→ GIVEN TASK: Retype all material exactly. Pictures stay out of the copy.

→ STORED DATA:
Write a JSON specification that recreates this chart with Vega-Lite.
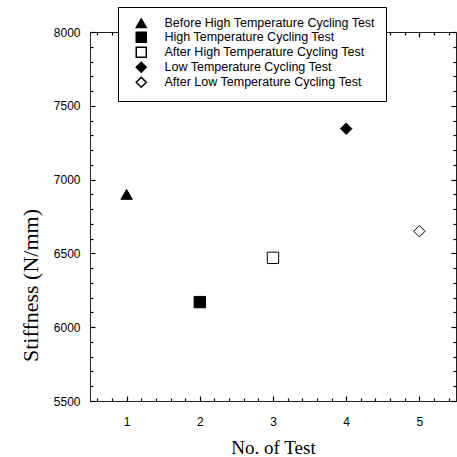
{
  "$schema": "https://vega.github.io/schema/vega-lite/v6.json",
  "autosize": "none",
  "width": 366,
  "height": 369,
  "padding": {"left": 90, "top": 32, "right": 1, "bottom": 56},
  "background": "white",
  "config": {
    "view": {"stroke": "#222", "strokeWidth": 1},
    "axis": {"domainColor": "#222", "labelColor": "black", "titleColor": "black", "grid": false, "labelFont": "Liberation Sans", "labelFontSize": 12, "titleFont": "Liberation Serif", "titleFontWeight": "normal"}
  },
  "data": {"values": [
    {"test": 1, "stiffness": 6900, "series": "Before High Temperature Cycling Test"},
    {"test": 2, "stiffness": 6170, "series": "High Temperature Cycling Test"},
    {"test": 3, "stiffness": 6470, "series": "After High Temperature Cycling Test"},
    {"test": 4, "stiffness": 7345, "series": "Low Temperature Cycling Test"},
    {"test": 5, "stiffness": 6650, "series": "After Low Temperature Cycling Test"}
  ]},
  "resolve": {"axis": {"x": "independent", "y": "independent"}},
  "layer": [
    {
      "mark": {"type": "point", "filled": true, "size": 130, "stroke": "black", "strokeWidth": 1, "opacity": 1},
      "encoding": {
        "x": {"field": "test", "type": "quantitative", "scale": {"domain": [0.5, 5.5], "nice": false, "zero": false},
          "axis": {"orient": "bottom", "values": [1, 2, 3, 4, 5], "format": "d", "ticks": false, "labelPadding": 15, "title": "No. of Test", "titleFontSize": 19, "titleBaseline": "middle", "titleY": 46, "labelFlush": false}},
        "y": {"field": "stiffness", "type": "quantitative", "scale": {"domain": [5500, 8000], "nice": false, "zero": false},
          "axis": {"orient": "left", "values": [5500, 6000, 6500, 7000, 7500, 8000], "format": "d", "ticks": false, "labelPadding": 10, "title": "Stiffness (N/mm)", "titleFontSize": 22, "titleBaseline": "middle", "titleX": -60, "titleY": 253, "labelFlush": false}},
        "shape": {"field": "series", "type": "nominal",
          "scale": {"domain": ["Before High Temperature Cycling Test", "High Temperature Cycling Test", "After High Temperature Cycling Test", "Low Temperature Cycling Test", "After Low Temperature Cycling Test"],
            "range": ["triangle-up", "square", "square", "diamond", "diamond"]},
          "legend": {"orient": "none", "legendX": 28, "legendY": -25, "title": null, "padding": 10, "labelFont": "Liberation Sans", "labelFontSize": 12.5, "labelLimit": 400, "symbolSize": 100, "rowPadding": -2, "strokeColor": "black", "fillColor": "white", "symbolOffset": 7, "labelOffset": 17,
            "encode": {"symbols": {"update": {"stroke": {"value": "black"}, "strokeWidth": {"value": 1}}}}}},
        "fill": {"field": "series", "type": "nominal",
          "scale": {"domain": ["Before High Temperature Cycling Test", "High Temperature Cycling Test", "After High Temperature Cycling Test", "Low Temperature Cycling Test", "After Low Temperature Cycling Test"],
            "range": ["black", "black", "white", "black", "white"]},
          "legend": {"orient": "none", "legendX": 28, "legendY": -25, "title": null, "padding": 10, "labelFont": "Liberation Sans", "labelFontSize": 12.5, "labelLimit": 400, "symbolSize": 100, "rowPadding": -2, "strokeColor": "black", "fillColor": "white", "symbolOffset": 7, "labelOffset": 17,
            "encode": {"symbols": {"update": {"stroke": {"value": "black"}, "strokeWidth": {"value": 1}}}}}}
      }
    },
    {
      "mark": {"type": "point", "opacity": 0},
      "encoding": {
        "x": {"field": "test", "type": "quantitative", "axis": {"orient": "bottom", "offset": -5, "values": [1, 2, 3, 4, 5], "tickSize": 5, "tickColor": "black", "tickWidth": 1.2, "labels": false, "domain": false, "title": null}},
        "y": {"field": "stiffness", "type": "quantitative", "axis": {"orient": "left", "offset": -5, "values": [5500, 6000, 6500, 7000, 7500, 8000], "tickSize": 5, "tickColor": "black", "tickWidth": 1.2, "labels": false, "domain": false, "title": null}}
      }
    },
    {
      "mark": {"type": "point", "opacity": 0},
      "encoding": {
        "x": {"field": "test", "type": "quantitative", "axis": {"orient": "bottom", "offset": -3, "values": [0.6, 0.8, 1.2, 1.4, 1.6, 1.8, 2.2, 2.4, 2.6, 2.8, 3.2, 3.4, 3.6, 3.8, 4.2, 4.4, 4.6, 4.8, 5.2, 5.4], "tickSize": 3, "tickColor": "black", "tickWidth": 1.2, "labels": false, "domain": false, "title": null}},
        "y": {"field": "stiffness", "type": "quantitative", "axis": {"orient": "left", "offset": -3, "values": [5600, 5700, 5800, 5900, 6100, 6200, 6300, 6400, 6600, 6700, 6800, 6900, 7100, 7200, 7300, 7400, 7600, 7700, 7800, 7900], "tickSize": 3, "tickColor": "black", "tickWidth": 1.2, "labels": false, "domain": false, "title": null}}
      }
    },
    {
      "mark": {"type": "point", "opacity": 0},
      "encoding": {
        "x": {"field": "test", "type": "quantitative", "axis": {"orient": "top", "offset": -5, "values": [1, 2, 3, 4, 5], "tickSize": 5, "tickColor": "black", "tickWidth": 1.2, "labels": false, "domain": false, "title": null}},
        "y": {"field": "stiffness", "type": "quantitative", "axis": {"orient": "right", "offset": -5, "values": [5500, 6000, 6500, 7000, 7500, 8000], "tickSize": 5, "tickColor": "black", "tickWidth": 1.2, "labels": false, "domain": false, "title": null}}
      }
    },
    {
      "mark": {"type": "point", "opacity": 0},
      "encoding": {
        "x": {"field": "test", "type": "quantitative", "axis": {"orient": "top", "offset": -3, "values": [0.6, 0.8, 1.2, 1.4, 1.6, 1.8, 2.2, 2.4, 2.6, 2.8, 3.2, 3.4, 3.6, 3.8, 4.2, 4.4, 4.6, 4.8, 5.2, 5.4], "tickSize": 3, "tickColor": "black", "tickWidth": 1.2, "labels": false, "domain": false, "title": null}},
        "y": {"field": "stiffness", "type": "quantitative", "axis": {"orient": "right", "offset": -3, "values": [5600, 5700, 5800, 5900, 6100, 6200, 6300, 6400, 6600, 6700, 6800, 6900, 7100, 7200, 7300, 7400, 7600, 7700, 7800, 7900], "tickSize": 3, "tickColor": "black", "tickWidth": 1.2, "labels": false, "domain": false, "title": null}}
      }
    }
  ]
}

→ THE RESULT:
Write a JSON specification that recreates this chart with Vega-Lite.
{
  "$schema": "https://vega.github.io/schema/vega-lite/v6.json",
  "autosize": "none",
  "width": 366,
  "height": 369,
  "padding": {"left": 90, "top": 32, "right": 1, "bottom": 56},
  "background": "white",
  "config": {
    "view": {"stroke": "#222", "strokeWidth": 1},
    "axis": {"domainColor": "#222", "labelColor": "black", "titleColor": "black", "grid": false, "labelFont": "Liberation Sans", "labelFontSize": 12, "titleFont": "Liberation Serif", "titleFontWeight": "normal"}
  },
  "data": {"values": [
    {"test": 1, "stiffness": 6900, "series": "Before High Temperature Cycling Test"},
    {"test": 2, "stiffness": 6170, "series": "High Temperature Cycling Test"},
    {"test": 3, "stiffness": 6470, "series": "After High Temperature Cycling Test"},
    {"test": 4, "stiffness": 7345, "series": "Low Temperature Cycling Test"},
    {"test": 5, "stiffness": 6650, "series": "After Low Temperature Cycling Test"}
  ]},
  "resolve": {"axis": {"x": "independent", "y": "independent"}},
  "layer": [
    {
      "mark": {"type": "point", "filled": true, "size": 130, "stroke": "black", "strokeWidth": 1, "opacity": 1},
      "encoding": {
        "x": {"field": "test", "type": "quantitative", "scale": {"domain": [0.5, 5.5], "nice": false, "zero": false},
          "axis": {"orient": "bottom", "values": [1, 2, 3, 4, 5], "format": "d", "ticks": false, "labelPadding": 15, "title": "No. of Test", "titleFontSize": 19, "titleBaseline": "middle", "titleY": 46, "labelFlush": false}},
        "y": {"field": "stiffness", "type": "quantitative", "scale": {"domain": [5500, 8000], "nice": false, "zero": false},
          "axis": {"orient": "left", "values": [5500, 6000, 6500, 7000, 7500, 8000], "format": "d", "ticks": false, "labelPadding": 10, "title": "Stiffness (N/mm)", "titleFontSize": 22, "titleBaseline": "middle", "titleX": -60, "titleY": 253, "labelFlush": false}},
        "shape": {"field": "series", "type": "nominal",
          "scale": {"domain": ["Before High Temperature Cycling Test", "High Temperature Cycling Test", "After High Temperature Cycling Test", "Low Temperature Cycling Test", "After Low Temperature Cycling Test"],
            "range": ["triangle-up", "square", "square", "diamond", "diamond"]},
          "legend": {"orient": "none", "legendX": 28, "legendY": -25, "title": null, "padding": 10, "labelFont": "Liberation Sans", "labelFontSize": 12.5, "labelLimit": 400, "symbolSize": 100, "rowPadding": -2, "strokeColor": "black", "fillColor": "white", "symbolOffset": 7, "labelOffset": 17,
            "encode": {"symbols": {"update": {"stroke": {"value": "black"}, "strokeWidth": {"value": 1}}}}}},
        "fill": {"field": "series", "type": "nominal",
          "scale": {"domain": ["Before High Temperature Cycling Test", "High Temperature Cycling Test", "After High Temperature Cycling Test", "Low Temperature Cycling Test", "After Low Temperature Cycling Test"],
            "range": ["black", "black", "white", "black", "white"]},
          "legend": {"orient": "none", "legendX": 28, "legendY": -25, "title": null, "padding": 10, "labelFont": "Liberation Sans", "labelFontSize": 12.5, "labelLimit": 400, "symbolSize": 100, "rowPadding": -2, "strokeColor": "black", "fillColor": "white", "symbolOffset": 7, "labelOffset": 17,
            "encode": {"symbols": {"update": {"stroke": {"value": "black"}, "strokeWidth": {"value": 1}}}}}}
      }
    },
    {
      "mark": {"type": "point", "opacity": 0},
      "encoding": {
        "x": {"field": "test", "type": "quantitative", "axis": {"orient": "bottom", "offset": -5, "values": [1, 2, 3, 4, 5], "tickSize": 5, "tickColor": "black", "tickWidth": 1.2, "labels": false, "domain": false, "title": null}},
        "y": {"field": "stiffness", "type": "quantitative", "axis": {"orient": "left", "offset": -5, "values": [5500, 6000, 6500, 7000, 7500, 8000], "tickSize": 5, "tickColor": "black", "tickWidth": 1.2, "labels": false, "domain": false, "title": null}}
      }
    },
    {
      "mark": {"type": "point", "opacity": 0},
      "encoding": {
        "x": {"field": "test", "type": "quantitative", "axis": {"orient": "bottom", "offset": -3, "values": [0.6, 0.8, 1.2, 1.4, 1.6, 1.8, 2.2, 2.4, 2.6, 2.8, 3.2, 3.4, 3.6, 3.8, 4.2, 4.4, 4.6, 4.8, 5.2, 5.4], "tickSize": 3, "tickColor": "black", "tickWidth": 1.2, "labels": false, "domain": false, "title": null}},
        "y": {"field": "stiffness", "type": "quantitative", "axis": {"orient": "left", "offset": -3, "values": [5600, 5700, 5800, 5900, 6100, 6200, 6300, 6400, 6600, 6700, 6800, 6900, 7100, 7200, 7300, 7400, 7600, 7700, 7800, 7900], "tickSize": 3, "tickColor": "black", "tickWidth": 1.2, "labels": false, "domain": false, "title": null}}
      }
    },
    {
      "mark": {"type": "point", "opacity": 0},
      "encoding": {
        "x": {"field": "test", "type": "quantitative", "axis": {"orient": "top", "offset": -5, "values": [1, 2, 3, 4, 5], "tickSize": 5, "tickColor": "black", "tickWidth": 1.2, "labels": false, "domain": false, "title": null}},
        "y": {"field": "stiffness", "type": "quantitative", "axis": {"orient": "right", "offset": -5, "values": [5500, 6000, 6500, 7000, 7500, 8000], "tickSize": 5, "tickColor": "black", "tickWidth": 1.2, "labels": false, "domain": false, "title": null}}
      }
    },
    {
      "mark": {"type": "point", "opacity": 0},
      "encoding": {
        "x": {"field": "test", "type": "quantitative", "axis": {"orient": "top", "offset": -3, "values": [0.6, 0.8, 1.2, 1.4, 1.6, 1.8, 2.2, 2.4, 2.6, 2.8, 3.2, 3.4, 3.6, 3.8, 4.2, 4.4, 4.6, 4.8, 5.2, 5.4], "tickSize": 3, "tickColor": "black", "tickWidth": 1.2, "labels": false, "domain": false, "title": null}},
        "y": {"field": "stiffness", "type": "quantitative", "axis": {"orient": "right", "offset": -3, "values": [5600, 5700, 5800, 5900, 6100, 6200, 6300, 6400, 6600, 6700, 6800, 6900, 7100, 7200, 7300, 7400, 7600, 7700, 7800, 7900], "tickSize": 3, "tickColor": "black", "tickWidth": 1.2, "labels": false, "domain": false, "title": null}}
      }
    }
  ]
}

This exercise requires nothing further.